Some plants are more sensitive to light fluctuations than others. For best results pick a houseplant that matches your room’s available light. Look at the plant label to see its group, or just ask us.


After determining the right amount of light, you need to know a little bit about watering. Surprisingly enough, the #1 reason houseplants fail to thrive is OVERWATERING, and that is because many people look at the top surface of the soil to decide when to water. Soil often looks dry on top, even when the plant has plenty of moisture. The real question is how moist the soil is below the surface.

Stick your finger right into the soil to a depth of 2” (about to your second knuckle). Gently pull it out look near the knuckle. You should be able to see if the soil is dry, slightly moist or very wet. Sort of like a human cake tester.

  • If the soil is dry at this 2” depth, it is time to water.
  • If the soil is slightly moist, wait a day or more.
  • If the soil is downright wet at this depth, cut back on how frequently you water.

If possible, water your plants in the morning and use tepid (slightly warm) water.

Water thoroughly and slowly, but stop as soon as water runs through the drainage holes. Make sure that the soil is thoroughly wet when you are finished.
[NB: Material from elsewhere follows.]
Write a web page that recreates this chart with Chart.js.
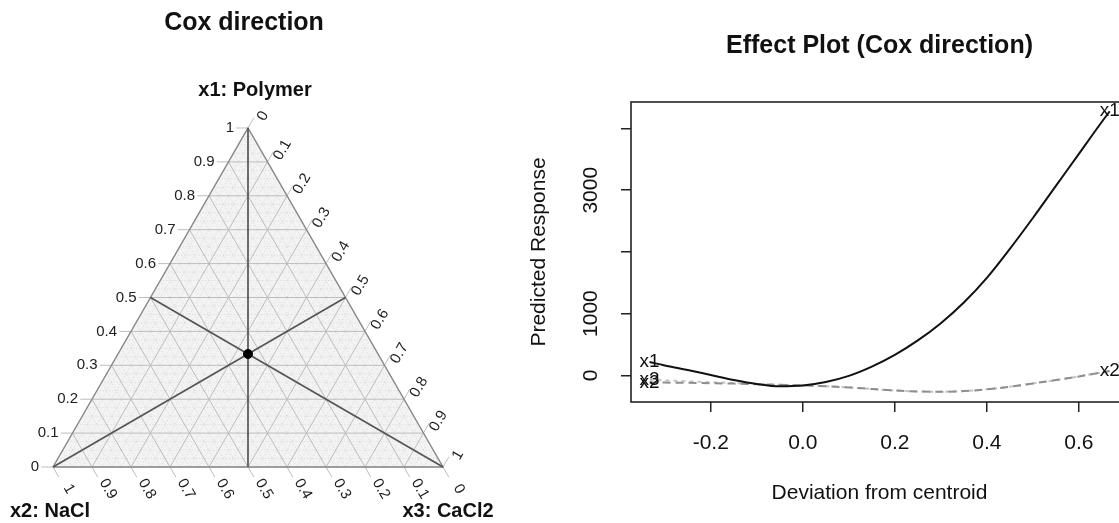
<!DOCTYPE html>
<html>
<head>
<meta charset="utf-8">
<title>Cox direction</title>
<script src="https://cdn.jsdelivr.net/npm/chart.js@4.4.0/dist/chart.umd.min.js"></script>
<style>
  html, body { margin: 0; padding: 0; background: #fff; overflow: hidden; width: 1119px; height: 523px; }
  #ternWrap { position: absolute; left: 0; top: 0; }
  #effWrap { position: absolute; left: 530px; top: 0; }
</style>
</head>
<body>
<div id="ternWrap"><canvas id="ternChart" width="530" height="523"></canvas></div>
<div id="effWrap"><canvas id="effectChart" width="650" height="523"></canvas></div>
<script>
// ---- ternary panel (Cox direction) ----
const components = ['x1: Polymer', 'x2: NaCl', 'x3: CaCl2'];
const axisTicks = [0, 0.1, 0.2, 0.3, 0.4, 0.5, 0.6, 0.7, 0.8, 0.9, 1];
const axisTickLabels = ['0', '0.1', '0.2', '0.3', '0.4', '0.5', '0.6', '0.7', '0.8', '0.9', '1'];
const centroid = [1 / 3, 1 / 3, 1 / 3];
const coxLines = [
  [[1, 0, 0], [0, 0.5, 0.5]],
  [[0, 1, 0], [0.5, 0, 0.5]],
  [[0, 0, 1], [0.5, 0.5, 0]]
];

// ---- effect plot ----
const deviation = [-0.333, -0.3, -0.25, -0.2, -0.15, -0.1, -0.05, 0, 0.05, 0.1, 0.15, 0.2, 0.25, 0.3, 0.35, 0.4, 0.45, 0.5, 0.55, 0.6, 0.65, 0.667];
const effX1 = [216, 160, 85, 5, -75, -140, -178, -165, -110, -10, 140, 330, 565, 845, 1180, 1580, 2050, 2550, 3070, 3590, 4110, 4280];
const effX2 = [-115, -118, -122, -128, -135, -145, -155, -165, -178, -196, -222, -246, -262, -266, -256, -228, -185, -132, -78, -18, 48, 70];
const effX3 = [-72, -82, -98, -112, -126, -140, -153, -165, -178, -196, -222, -246, -262, -266, -256, -228, -185, -132, -78, -18, 48, 70];
const seriesNames = ['x1', 'x2', 'x3'];
const yTickValues = [0, 1000, 2000, 3000, 4000];
const yTicksShown = [0, 1000, 3000];

const FONT = '"Liberation Sans", Arial, sans-serif';
const SQ = Math.sqrt(3) / 2;

// ternary (x1, x2, x3) -> cartesian
function toXY(p) {
  return { x: p[2] + p[0] / 2, y: p[0] * SQ };
}

function seg(a, b, style, order) {
  return Object.assign({
    type: 'scatter', data: [toXY(a), toXY(b)], showLine: true,
    pointRadius: 0, clip: false, fill: false, order: order
  }, style);
}

const ternSets = [];
// fine dotted grid
const minorStyle = { borderColor: '#cfcfcf', borderWidth: 0.8, borderDash: [1, 2] };
for (let k = 1; k < 40; k++) {
  if (k % 4 === 0) continue;
  const v = k / 40;
  ternSets.push(seg([v, 1 - v, 0], [v, 0, 1 - v], minorStyle, 5));
  ternSets.push(seg([1 - v, v, 0], [0, v, 1 - v], minorStyle, 5));
  ternSets.push(seg([1 - v, 0, v], [0, 1 - v, v], minorStyle, 5));
}
// major grid, carried past the edge as tick marks
const majorStyle = { borderColor: '#bdbdbd', borderWidth: 1 };
const e = 0.03;
axisTicks.forEach(v => {
  ternSets.push(seg([v, 1 - v + e, -e], [v, 0, 1 - v], majorStyle, 4));
  ternSets.push(seg([1 - v, v, 0], [-e, v, 1 - v + e], majorStyle, 4));
  ternSets.push(seg([0, 1 - v, v], [1 - v + e, -e, v], majorStyle, 4));
});
// triangle
ternSets.push(Object.assign(seg([0, 1, 0], [0, 0, 1], {}, 2), {
  data: [toXY([0, 1, 0]), toXY([0, 0, 1]), toXY([1, 0, 0]), toXY([0, 1, 0])],
  borderColor: '#8a8a8a', borderWidth: 1.4
}));
// Cox direction lines
coxLines.forEach(l => ternSets.push(seg(l[0], l[1], { borderColor: '#555', borderWidth: 1.7 }, 1)));
// centroid
ternSets.push({
  type: 'scatter', data: [toXY(centroid)], pointRadius: 4.5,
  backgroundColor: '#000', borderColor: '#000', clip: false, order: 0
});

const ternPlugin = {
  id: 'ternDecor',
  beforeDatasetsDraw(chart) {
    const { ctx, scales: { x, y } } = chart;
    const verts = [[0, 1, 0], [0, 0, 1], [1, 0, 0]].map(toXY);
    ctx.save();
    ctx.beginPath();
    verts.forEach((p, i) => {
      const px = x.getPixelForValue(p.x), py = y.getPixelForValue(p.y);
      if (i === 0) ctx.moveTo(px, py); else ctx.lineTo(px, py);
    });
    ctx.closePath();
    ctx.fillStyle = '#f3f3f3';
    ctx.fill();
    ctx.restore();
  },
  afterDraw(chart) {
    const { ctx, scales: { x, y } } = chart;
    const pix = p => { const c = toXY(p); return { x: x.getPixelForValue(c.x), y: y.getPixelForValue(c.y) }; };
    ctx.save();
    ctx.fillStyle = '#222';
    ctx.font = '15px ' + FONT;
    axisTicks.forEach((v, i) => {
      const lab = axisTickLabels[i];
      // left edge: x1
      let p = pix([v, 1 - v, 0]);
      ctx.textAlign = 'right';
      ctx.textBaseline = 'middle';
      ctx.fillText(lab, p.x - 14, p.y);
      // bottom edge: x2
      p = pix([0, v, 1 - v]);
      ctx.save();
      ctx.translate(p.x + 16, p.y + 22);
      ctx.rotate(Math.PI / 3);
      ctx.textAlign = 'center';
      ctx.fillText(lab, 0, 0);
      ctx.restore();
      // right edge: x3
      p = pix([1 - v, 0, v]);
      ctx.save();
      ctx.translate(p.x + 15, p.y - 12);
      ctx.rotate(-Math.PI / 3);
      ctx.textAlign = 'center';
      ctx.fillText(lab, 0, 0);
      ctx.restore();
    });
    // component names and title
    ctx.fillStyle = '#111';
    ctx.textAlign = 'center';
    ctx.textBaseline = 'alphabetic';
    ctx.font = 'bold 20px ' + FONT;
    const top = pix([1, 0, 0]), bl = pix([0, 1, 0]), br = pix([0, 0, 1]);
    ctx.fillText(components[0], top.x + 7, top.y - 32);
    ctx.fillText(components[1], bl.x - 3, bl.y + 50);
    ctx.fillText(components[2], br.x + 5, br.y + 50);
    ctx.font = 'bold 25px ' + FONT;
    ctx.fillText('Cox direction', top.x - 4, 30);
    ctx.restore();
  }
};

new Chart(document.getElementById('ternChart'), {
  type: 'scatter',
  data: { datasets: ternSets },
  options: {
    responsive: false,
    animation: false,
    layout: { padding: { left: 53, right: 87, top: 128, bottom: 56 } },
    plugins: { legend: { display: false }, tooltip: { enabled: false } },
    scales: {
      x: { type: 'linear', min: 0, max: 1, display: false },
      y: { type: 'linear', min: 0, max: SQ, display: false }
    }
  },
  plugins: [ternPlugin]
});

// ---- effect plot ----
const effSeries = [effX1, effX2, effX3];
const effPlugin = {
  id: 'effDecor',
  afterDatasetsDraw(chart) {
    const { ctx, chartArea: a, scales: { x, y } } = chart;
    ctx.save();
    ctx.strokeStyle = '#222';
    ctx.lineWidth = 1.6;
    ctx.strokeRect(a.left, a.top, a.right - a.left, a.bottom - a.top);
    // series names at both ends of each curve (a label sitting exactly under another is skipped)
    ctx.fillStyle = '#111';
    ctx.font = '19px ' + FONT;
    ctx.textAlign = 'center';
    ctx.textBaseline = 'middle';
    const last = deviation.length - 1;
    const placed = [];
    [0, 1, 2].forEach(s => {
      [0, last].forEach(i => {
        const key = deviation[i] + ':' + effSeries[s][i];
        if (placed.includes(key)) return;
        placed.push(key);
        ctx.fillText(seriesNames[s], x.getPixelForValue(deviation[i]), y.getPixelForValue(effSeries[s][i]));
      });
    });
    ctx.font = 'bold 25px ' + FONT;
    ctx.textBaseline = 'alphabetic';
    ctx.fillText('Effect Plot (Cox direction)', (a.left + a.right) / 2, 53);
    ctx.restore();
  }
};

function lineSet(s, color, dash, width, order) {
  return {
    label: seriesNames[s],
    data: deviation.map((d, i) => ({ x: d, y: effSeries[s][i] })),
    borderColor: color, borderDash: dash, borderWidth: width,
    pointRadius: 0, fill: false, cubicInterpolationMode: 'monotone', order: order
  };
}

new Chart(document.getElementById('effectChart'), {
  type: 'line',
  data: {
    datasets: [
      lineSet(0, '#111', [], 2, 0),
      lineSet(1, '#8e8e8e', [8, 5], 2, 1),
      lineSet(2, '#c4c4c4', [4, 4], 2, 2)
    ]
  },
  options: {
    responsive: false,
    animation: false,
    layout: { padding: { left: 0, right: 52, top: 102, bottom: 0 } },
    plugins: { legend: { display: false }, tooltip: { enabled: false } },
    scales: {
      x: {
        type: 'linear', min: -0.3733, max: 0.7067,
        border: { display: false },
        grid: { drawOnChartArea: false, drawTicks: true, tickLength: 10, color: '#222', lineWidth: 1.5 },
        ticks: {
          stepSize: 0.2, includeBounds: false, padding: 19, color: '#111',
          font: { family: FONT, size: 21 }, maxRotation: 0,
          callback: v => (Math.abs(v) < 1e-9 ? 0 : v).toFixed(1)
        },
        title: { display: true, text: 'Deviation from centroid', color: '#111', font: { family: FONT, size: 21 }, padding: { top: 0, bottom: 17 } },
        afterFit: s => { s.height = 121; }
      },
      y: {
        type: 'linear', min: -433, max: 4430,
        border: { display: false },
        grid: { drawOnChartArea: false, drawTicks: true, tickLength: 10, color: '#222', lineWidth: 1.5 },
        ticks: {
          padding: 6, color: '#111',
          font: { family: FONT, size: 21 }, minRotation: 90, maxRotation: 90, crossAlign: 'center',
          callback: v => (yTicksShown.includes(v) ? String(v) : '')
        },
        afterBuildTicks: s => { s.ticks = yTickValues.map(v => ({ value: v })); },
        title: { display: true, text: 'Predicted Response', color: '#111', font: { family: FONT, size: 21, lineHeight: 0.86 }, padding: 0 },
        afterFit: s => { s.width = 101; }
      }
    }
  },
  plugins: [effPlugin]
});
</script>
</body>
</html>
If the water runs through the drainage hole too quickly, the pot may be crammed with roots and contain too little soil. In this case it may be time to repot.

It’s important not to leave excess water in the saucer – roots can rot if constantly wet. An alternative is to fill your drainage dish with a layer of small pebbles or river rocks. The rocks will keep the bottom of the pot elevated over excess water.


We regularly feed our houseplants. When you bring it home it is important to continue this care – especially if it is a flowering plant. As a rule of thumb, houseplants should be fed every other week in spring, summer and early fall. As light levels diminish in November, your plant will need less fertilization – once a month or less. Using a complete liquid fertilizer will ensure healthy, thriving plants. Follow package instruction carefully – too much fertilizer can be worse than too little.

Follow these three guidelines and even the most notorious plant killer can enjoy happy healthy plants in many rooms in their home, dorm or office.